Exercise: Beneath this task is a listing; retype all of it exactly.
[BEGIN Data extract]
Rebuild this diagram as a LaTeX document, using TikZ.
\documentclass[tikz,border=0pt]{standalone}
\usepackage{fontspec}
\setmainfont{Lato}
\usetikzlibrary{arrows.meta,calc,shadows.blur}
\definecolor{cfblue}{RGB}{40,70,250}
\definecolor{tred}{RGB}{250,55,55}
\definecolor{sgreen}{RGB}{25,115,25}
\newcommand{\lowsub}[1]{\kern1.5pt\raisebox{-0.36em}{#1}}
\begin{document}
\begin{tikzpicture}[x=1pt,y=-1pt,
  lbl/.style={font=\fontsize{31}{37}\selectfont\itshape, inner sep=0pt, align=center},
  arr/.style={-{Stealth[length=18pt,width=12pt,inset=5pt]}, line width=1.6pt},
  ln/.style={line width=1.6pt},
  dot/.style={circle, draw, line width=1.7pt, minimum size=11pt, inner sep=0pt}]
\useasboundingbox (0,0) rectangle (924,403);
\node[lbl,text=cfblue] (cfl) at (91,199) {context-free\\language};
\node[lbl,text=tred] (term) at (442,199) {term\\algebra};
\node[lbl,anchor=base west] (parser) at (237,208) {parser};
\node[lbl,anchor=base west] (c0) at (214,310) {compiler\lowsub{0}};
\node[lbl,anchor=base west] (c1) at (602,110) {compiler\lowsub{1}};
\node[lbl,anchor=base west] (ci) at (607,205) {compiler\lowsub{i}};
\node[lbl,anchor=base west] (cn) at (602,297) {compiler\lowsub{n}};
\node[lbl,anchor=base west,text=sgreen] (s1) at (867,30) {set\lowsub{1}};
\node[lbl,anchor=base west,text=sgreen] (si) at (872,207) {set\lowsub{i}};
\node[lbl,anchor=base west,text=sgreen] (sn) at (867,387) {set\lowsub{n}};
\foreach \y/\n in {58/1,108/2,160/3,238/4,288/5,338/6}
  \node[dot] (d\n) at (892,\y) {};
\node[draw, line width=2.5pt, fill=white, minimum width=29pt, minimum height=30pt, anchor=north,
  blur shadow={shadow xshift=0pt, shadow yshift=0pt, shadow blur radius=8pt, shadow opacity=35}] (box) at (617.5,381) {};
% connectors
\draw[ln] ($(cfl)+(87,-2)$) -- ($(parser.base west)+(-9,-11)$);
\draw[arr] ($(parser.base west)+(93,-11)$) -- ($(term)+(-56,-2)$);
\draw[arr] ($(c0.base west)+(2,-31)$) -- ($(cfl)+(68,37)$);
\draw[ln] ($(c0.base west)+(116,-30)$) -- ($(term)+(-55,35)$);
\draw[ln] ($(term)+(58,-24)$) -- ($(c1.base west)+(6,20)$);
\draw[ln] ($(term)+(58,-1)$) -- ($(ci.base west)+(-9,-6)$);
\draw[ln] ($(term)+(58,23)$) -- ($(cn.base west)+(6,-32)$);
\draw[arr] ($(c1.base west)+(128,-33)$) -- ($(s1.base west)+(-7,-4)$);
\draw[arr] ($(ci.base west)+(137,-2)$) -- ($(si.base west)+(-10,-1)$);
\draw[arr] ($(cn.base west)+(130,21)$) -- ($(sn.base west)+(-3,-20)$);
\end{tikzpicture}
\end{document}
[END Data extract]
Reply:
Rebuild this diagram as a LaTeX document, using TikZ.
\documentclass[tikz,border=0pt]{standalone}
\usepackage{fontspec}
\setmainfont{Lato}
\usetikzlibrary{arrows.meta,calc,shadows.blur}
\definecolor{cfblue}{RGB}{40,70,250}
\definecolor{tred}{RGB}{250,55,55}
\definecolor{sgreen}{RGB}{25,115,25}
\newcommand{\lowsub}[1]{\kern1.5pt\raisebox{-0.36em}{#1}}
\begin{document}
\begin{tikzpicture}[x=1pt,y=-1pt,
  lbl/.style={font=\fontsize{31}{37}\selectfont\itshape, inner sep=0pt, align=center},
  arr/.style={-{Stealth[length=18pt,width=12pt,inset=5pt]}, line width=1.6pt},
  ln/.style={line width=1.6pt},
  dot/.style={circle, draw, line width=1.7pt, minimum size=11pt, inner sep=0pt}]
\useasboundingbox (0,0) rectangle (924,403);
\node[lbl,text=cfblue] (cfl) at (91,199) {context-free\\language};
\node[lbl,text=tred] (term) at (442,199) {term\\algebra};
\node[lbl,anchor=base west] (parser) at (237,208) {parser};
\node[lbl,anchor=base west] (c0) at (214,310) {compiler\lowsub{0}};
\node[lbl,anchor=base west] (c1) at (602,110) {compiler\lowsub{1}};
\node[lbl,anchor=base west] (ci) at (607,205) {compiler\lowsub{i}};
\node[lbl,anchor=base west] (cn) at (602,297) {compiler\lowsub{n}};
\node[lbl,anchor=base west,text=sgreen] (s1) at (867,30) {set\lowsub{1}};
\node[lbl,anchor=base west,text=sgreen] (si) at (872,207) {set\lowsub{i}};
\node[lbl,anchor=base west,text=sgreen] (sn) at (867,387) {set\lowsub{n}};
\foreach \y/\n in {58/1,108/2,160/3,238/4,288/5,338/6}
  \node[dot] (d\n) at (892,\y) {};
\node[draw, line width=2.5pt, fill=white, minimum width=29pt, minimum height=30pt, anchor=north,
  blur shadow={shadow xshift=0pt, shadow yshift=0pt, shadow blur radius=8pt, shadow opacity=35}] (box) at (617.5,381) {};
% connectors
\draw[ln] ($(cfl)+(87,-2)$) -- ($(parser.base west)+(-9,-11)$);
\draw[arr] ($(parser.base west)+(93,-11)$) -- ($(term)+(-56,-2)$);
\draw[arr] ($(c0.base west)+(2,-31)$) -- ($(cfl)+(68,37)$);
\draw[ln] ($(c0.base west)+(116,-30)$) -- ($(term)+(-55,35)$);
\draw[ln] ($(term)+(58,-24)$) -- ($(c1.base west)+(6,20)$);
\draw[ln] ($(term)+(58,-1)$) -- ($(ci.base west)+(-9,-6)$);
\draw[ln] ($(term)+(58,23)$) -- ($(cn.base west)+(6,-32)$);
\draw[arr] ($(c1.base west)+(128,-33)$) -- ($(s1.base west)+(-7,-4)$);
\draw[arr] ($(ci.base west)+(137,-2)$) -- ($(si.base west)+(-10,-1)$);
\draw[arr] ($(cn.base west)+(130,21)$) -- ($(sn.base west)+(-3,-20)$);
\end{tikzpicture}
\end{document}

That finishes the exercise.